=== WHAT NEEDS TO BE DONE ===
Skip all pictures. Write out the data below from its first line through the line that contains "plt.rcParams['font.family'] = ['Roboto', 'DejaVu".

------

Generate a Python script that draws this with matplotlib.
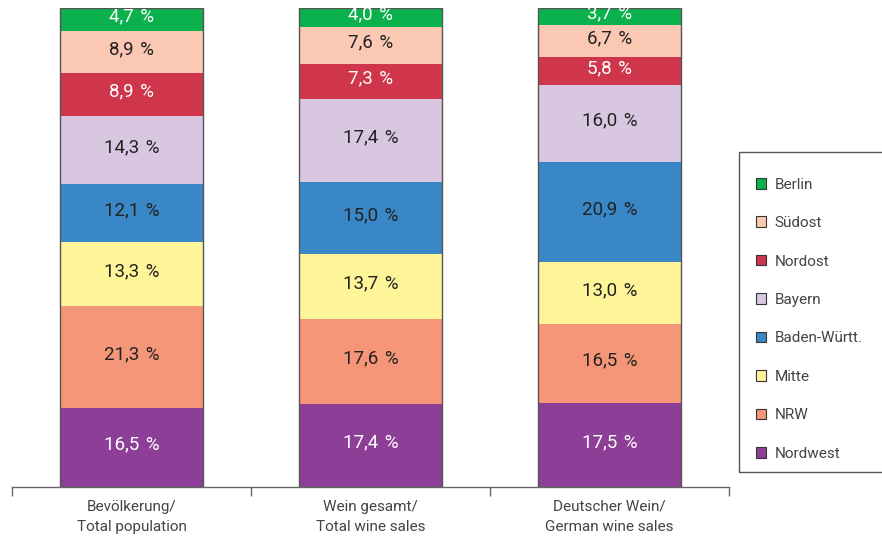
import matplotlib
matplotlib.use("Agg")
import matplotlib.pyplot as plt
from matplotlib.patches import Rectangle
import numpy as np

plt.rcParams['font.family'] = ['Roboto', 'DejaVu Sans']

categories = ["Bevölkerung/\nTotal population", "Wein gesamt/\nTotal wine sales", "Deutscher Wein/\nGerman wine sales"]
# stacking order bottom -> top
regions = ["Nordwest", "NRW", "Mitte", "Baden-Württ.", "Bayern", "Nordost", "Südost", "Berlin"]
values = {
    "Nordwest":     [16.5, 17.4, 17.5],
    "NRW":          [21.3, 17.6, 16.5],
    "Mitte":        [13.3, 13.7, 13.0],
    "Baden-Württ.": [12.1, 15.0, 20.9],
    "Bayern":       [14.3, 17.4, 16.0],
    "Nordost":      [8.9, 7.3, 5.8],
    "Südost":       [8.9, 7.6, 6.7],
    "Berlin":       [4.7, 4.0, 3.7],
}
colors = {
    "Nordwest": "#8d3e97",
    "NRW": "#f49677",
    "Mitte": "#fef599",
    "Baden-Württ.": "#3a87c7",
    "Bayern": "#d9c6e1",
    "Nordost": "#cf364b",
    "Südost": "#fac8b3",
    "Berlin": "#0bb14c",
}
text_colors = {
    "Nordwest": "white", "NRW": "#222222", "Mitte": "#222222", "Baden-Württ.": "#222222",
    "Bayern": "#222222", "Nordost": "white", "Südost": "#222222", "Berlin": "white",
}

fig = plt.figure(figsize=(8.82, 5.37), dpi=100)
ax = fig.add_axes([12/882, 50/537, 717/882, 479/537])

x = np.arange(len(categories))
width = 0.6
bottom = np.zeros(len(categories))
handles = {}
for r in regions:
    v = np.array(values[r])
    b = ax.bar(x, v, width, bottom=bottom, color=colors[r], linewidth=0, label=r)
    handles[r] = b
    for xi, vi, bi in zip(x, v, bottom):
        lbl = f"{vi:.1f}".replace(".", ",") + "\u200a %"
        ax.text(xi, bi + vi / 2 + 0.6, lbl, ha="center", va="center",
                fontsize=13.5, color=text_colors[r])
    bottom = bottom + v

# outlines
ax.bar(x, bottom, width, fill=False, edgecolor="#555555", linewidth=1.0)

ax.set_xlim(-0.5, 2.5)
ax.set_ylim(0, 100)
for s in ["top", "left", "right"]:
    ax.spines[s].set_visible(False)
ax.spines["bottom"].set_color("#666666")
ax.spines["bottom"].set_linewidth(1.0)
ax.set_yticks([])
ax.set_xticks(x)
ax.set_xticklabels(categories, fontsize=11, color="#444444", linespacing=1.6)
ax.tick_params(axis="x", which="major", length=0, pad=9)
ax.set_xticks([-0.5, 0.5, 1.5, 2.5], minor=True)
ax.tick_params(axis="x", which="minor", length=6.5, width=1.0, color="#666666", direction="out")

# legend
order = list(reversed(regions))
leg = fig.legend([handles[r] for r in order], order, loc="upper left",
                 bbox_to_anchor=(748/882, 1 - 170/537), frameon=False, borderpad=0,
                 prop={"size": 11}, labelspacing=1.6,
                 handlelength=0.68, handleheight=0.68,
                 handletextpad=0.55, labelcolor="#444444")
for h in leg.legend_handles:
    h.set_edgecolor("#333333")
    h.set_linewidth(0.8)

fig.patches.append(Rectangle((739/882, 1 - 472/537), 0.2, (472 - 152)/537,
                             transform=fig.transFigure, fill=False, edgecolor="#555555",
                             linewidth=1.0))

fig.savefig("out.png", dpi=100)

------

=== COMPLETE OUTPUT ===
Generate a Python script that draws this with matplotlib.
import matplotlib
matplotlib.use("Agg")
import matplotlib.pyplot as plt
from matplotlib.patches import Rectangle
import numpy as np

plt.rcParams['font.family'] = ['Roboto', 'DejaVu Sans']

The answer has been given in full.